(STORED DATA):
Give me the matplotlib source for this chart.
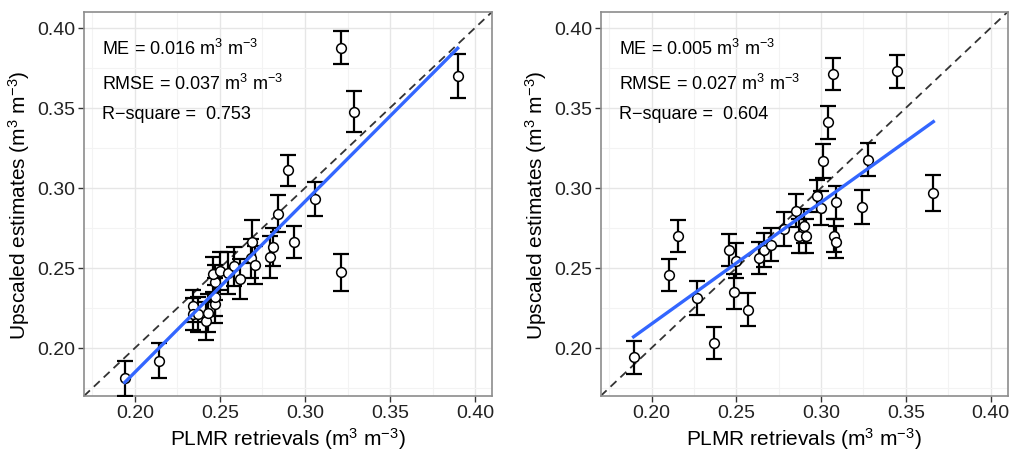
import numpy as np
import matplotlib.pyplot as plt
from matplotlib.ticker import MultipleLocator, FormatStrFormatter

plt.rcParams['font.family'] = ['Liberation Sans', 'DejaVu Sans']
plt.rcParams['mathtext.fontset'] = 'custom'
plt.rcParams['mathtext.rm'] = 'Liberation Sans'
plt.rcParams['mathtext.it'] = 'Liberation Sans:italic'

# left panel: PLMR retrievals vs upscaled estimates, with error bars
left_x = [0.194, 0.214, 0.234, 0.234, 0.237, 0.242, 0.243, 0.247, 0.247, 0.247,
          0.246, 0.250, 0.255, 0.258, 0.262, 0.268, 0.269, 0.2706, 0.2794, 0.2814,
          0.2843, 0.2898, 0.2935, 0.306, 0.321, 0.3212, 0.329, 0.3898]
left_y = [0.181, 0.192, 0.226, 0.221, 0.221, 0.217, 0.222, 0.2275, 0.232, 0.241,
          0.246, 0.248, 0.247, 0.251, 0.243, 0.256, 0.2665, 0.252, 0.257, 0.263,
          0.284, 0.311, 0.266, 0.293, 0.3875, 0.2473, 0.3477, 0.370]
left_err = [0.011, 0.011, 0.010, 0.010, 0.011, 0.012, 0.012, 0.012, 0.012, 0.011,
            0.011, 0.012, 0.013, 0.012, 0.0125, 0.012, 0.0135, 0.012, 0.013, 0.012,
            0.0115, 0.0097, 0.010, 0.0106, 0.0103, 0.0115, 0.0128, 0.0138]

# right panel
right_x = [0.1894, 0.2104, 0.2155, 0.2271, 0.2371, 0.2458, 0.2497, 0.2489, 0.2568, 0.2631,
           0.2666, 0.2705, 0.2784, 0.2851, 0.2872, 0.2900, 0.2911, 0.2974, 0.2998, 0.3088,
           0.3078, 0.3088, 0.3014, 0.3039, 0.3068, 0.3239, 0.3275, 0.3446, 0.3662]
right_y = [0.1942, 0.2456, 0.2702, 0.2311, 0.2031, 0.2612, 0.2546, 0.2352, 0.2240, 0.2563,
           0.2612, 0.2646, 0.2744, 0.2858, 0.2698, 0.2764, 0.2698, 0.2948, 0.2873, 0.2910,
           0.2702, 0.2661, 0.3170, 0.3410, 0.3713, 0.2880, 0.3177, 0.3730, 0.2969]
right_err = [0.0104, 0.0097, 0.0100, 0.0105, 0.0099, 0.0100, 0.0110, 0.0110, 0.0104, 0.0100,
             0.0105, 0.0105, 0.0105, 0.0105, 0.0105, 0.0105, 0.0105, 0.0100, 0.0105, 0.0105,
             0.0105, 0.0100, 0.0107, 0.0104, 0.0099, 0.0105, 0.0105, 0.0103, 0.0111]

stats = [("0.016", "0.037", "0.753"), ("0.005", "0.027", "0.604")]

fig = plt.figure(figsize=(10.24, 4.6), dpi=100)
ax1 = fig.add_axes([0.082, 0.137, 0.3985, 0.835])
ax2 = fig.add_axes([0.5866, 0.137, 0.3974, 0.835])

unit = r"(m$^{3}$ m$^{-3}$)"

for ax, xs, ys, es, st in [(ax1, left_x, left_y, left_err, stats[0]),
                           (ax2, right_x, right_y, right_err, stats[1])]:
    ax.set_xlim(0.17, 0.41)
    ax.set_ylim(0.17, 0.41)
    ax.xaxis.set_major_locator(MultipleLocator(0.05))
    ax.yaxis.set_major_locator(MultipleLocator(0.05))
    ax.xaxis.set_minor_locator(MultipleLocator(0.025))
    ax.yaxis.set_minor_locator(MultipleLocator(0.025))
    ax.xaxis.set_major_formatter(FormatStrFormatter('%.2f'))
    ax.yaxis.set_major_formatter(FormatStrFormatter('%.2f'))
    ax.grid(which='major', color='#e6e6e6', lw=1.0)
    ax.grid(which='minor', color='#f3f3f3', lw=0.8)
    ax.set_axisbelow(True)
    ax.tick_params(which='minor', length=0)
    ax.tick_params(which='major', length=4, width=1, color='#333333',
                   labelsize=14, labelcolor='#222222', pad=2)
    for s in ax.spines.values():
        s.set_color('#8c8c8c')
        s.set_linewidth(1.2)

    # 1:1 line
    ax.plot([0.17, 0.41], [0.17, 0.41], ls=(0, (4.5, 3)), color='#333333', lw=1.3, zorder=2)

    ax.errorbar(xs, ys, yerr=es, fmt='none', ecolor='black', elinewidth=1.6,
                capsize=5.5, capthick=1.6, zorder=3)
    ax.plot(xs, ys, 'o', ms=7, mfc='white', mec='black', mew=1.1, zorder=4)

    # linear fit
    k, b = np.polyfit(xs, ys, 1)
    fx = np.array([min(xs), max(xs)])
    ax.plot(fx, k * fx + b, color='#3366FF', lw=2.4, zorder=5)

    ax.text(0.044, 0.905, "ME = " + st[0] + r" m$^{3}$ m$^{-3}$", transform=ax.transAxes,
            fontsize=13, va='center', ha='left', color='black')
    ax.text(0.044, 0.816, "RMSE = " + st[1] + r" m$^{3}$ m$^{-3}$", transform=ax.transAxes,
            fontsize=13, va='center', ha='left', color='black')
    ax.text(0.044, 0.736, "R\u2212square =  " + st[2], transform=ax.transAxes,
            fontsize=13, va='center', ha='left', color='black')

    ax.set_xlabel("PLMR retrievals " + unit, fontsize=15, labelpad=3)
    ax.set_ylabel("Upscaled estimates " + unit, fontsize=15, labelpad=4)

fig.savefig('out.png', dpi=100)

(JOB):
Keep the pictures out of the copy and write out the data exactly as it stands.

(ANSWER IN FULL):
Give me the matplotlib source for this chart.
import numpy as np
import matplotlib.pyplot as plt
from matplotlib.ticker import MultipleLocator, FormatStrFormatter

plt.rcParams['font.family'] = ['Liberation Sans', 'DejaVu Sans']
plt.rcParams['mathtext.fontset'] = 'custom'
plt.rcParams['mathtext.rm'] = 'Liberation Sans'
plt.rcParams['mathtext.it'] = 'Liberation Sans:italic'

# left panel: PLMR retrievals vs upscaled estimates, with error bars
left_x = [0.194, 0.214, 0.234, 0.234, 0.237, 0.242, 0.243, 0.247, 0.247, 0.247,
          0.246, 0.250, 0.255, 0.258, 0.262, 0.268, 0.269, 0.2706, 0.2794, 0.2814,
          0.2843, 0.2898, 0.2935, 0.306, 0.321, 0.3212, 0.329, 0.3898]
left_y = [0.181, 0.192, 0.226, 0.221, 0.221, 0.217, 0.222, 0.2275, 0.232, 0.241,
          0.246, 0.248, 0.247, 0.251, 0.243, 0.256, 0.2665, 0.252, 0.257, 0.263,
          0.284, 0.311, 0.266, 0.293, 0.3875, 0.2473, 0.3477, 0.370]
left_err = [0.011, 0.011, 0.010, 0.010, 0.011, 0.012, 0.012, 0.012, 0.012, 0.011,
            0.011, 0.012, 0.013, 0.012, 0.0125, 0.012, 0.0135, 0.012, 0.013, 0.012,
            0.0115, 0.0097, 0.010, 0.0106, 0.0103, 0.0115, 0.0128, 0.0138]

# right panel
right_x = [0.1894, 0.2104, 0.2155, 0.2271, 0.2371, 0.2458, 0.2497, 0.2489, 0.2568, 0.2631,
           0.2666, 0.2705, 0.2784, 0.2851, 0.2872, 0.2900, 0.2911, 0.2974, 0.2998, 0.3088,
           0.3078, 0.3088, 0.3014, 0.3039, 0.3068, 0.3239, 0.3275, 0.3446, 0.3662]
right_y = [0.1942, 0.2456, 0.2702, 0.2311, 0.2031, 0.2612, 0.2546, 0.2352, 0.2240, 0.2563,
           0.2612, 0.2646, 0.2744, 0.2858, 0.2698, 0.2764, 0.2698, 0.2948, 0.2873, 0.2910,
           0.2702, 0.2661, 0.3170, 0.3410, 0.3713, 0.2880, 0.3177, 0.3730, 0.2969]
right_err = [0.0104, 0.0097, 0.0100, 0.0105, 0.0099, 0.0100, 0.0110, 0.0110, 0.0104, 0.0100,
             0.0105, 0.0105, 0.0105, 0.0105, 0.0105, 0.0105, 0.0105, 0.0100, 0.0105, 0.0105,
             0.0105, 0.0100, 0.0107, 0.0104, 0.0099, 0.0105, 0.0105, 0.0103, 0.0111]

stats = [("0.016", "0.037", "0.753"), ("0.005", "0.027", "0.604")]

fig = plt.figure(figsize=(10.24, 4.6), dpi=100)
ax1 = fig.add_axes([0.082, 0.137, 0.3985, 0.835])
ax2 = fig.add_axes([0.5866, 0.137, 0.3974, 0.835])

unit = r"(m$^{3}$ m$^{-3}$)"

for ax, xs, ys, es, st in [(ax1, left_x, left_y, left_err, stats[0]),
                           (ax2, right_x, right_y, right_err, stats[1])]:
    ax.set_xlim(0.17, 0.41)
    ax.set_ylim(0.17, 0.41)
    ax.xaxis.set_major_locator(MultipleLocator(0.05))
    ax.yaxis.set_major_locator(MultipleLocator(0.05))
    ax.xaxis.set_minor_locator(MultipleLocator(0.025))
    ax.yaxis.set_minor_locator(MultipleLocator(0.025))
    ax.xaxis.set_major_formatter(FormatStrFormatter('%.2f'))
    ax.yaxis.set_major_formatter(FormatStrFormatter('%.2f'))
    ax.grid(which='major', color='#e6e6e6', lw=1.0)
    ax.grid(which='minor', color='#f3f3f3', lw=0.8)
    ax.set_axisbelow(True)
    ax.tick_params(which='minor', length=0)
    ax.tick_params(which='major', length=4, width=1, color='#333333',
                   labelsize=14, labelcolor='#222222', pad=2)
    for s in ax.spines.values():
        s.set_color('#8c8c8c')
        s.set_linewidth(1.2)

    # 1:1 line
    ax.plot([0.17, 0.41], [0.17, 0.41], ls=(0, (4.5, 3)), color='#333333', lw=1.3, zorder=2)

    ax.errorbar(xs, ys, yerr=es, fmt='none', ecolor='black', elinewidth=1.6,
                capsize=5.5, capthick=1.6, zorder=3)
    ax.plot(xs, ys, 'o', ms=7, mfc='white', mec='black', mew=1.1, zorder=4)

    # linear fit
    k, b = np.polyfit(xs, ys, 1)
    fx = np.array([min(xs), max(xs)])
    ax.plot(fx, k * fx + b, color='#3366FF', lw=2.4, zorder=5)

    ax.text(0.044, 0.905, "ME = " + st[0] + r" m$^{3}$ m$^{-3}$", transform=ax.transAxes,
            fontsize=13, va='center', ha='left', color='black')
    ax.text(0.044, 0.816, "RMSE = " + st[1] + r" m$^{3}$ m$^{-3}$", transform=ax.transAxes,
            fontsize=13, va='center', ha='left', color='black')
    ax.text(0.044, 0.736, "R\u2212square =  " + st[2], transform=ax.transAxes,
            fontsize=13, va='center', ha='left', color='black')

    ax.set_xlabel("PLMR retrievals " + unit, fontsize=15, labelpad=3)
    ax.set_ylabel("Upscaled estimates " + unit, fontsize=15, labelpad=4)

fig.savefig('out.png', dpi=100)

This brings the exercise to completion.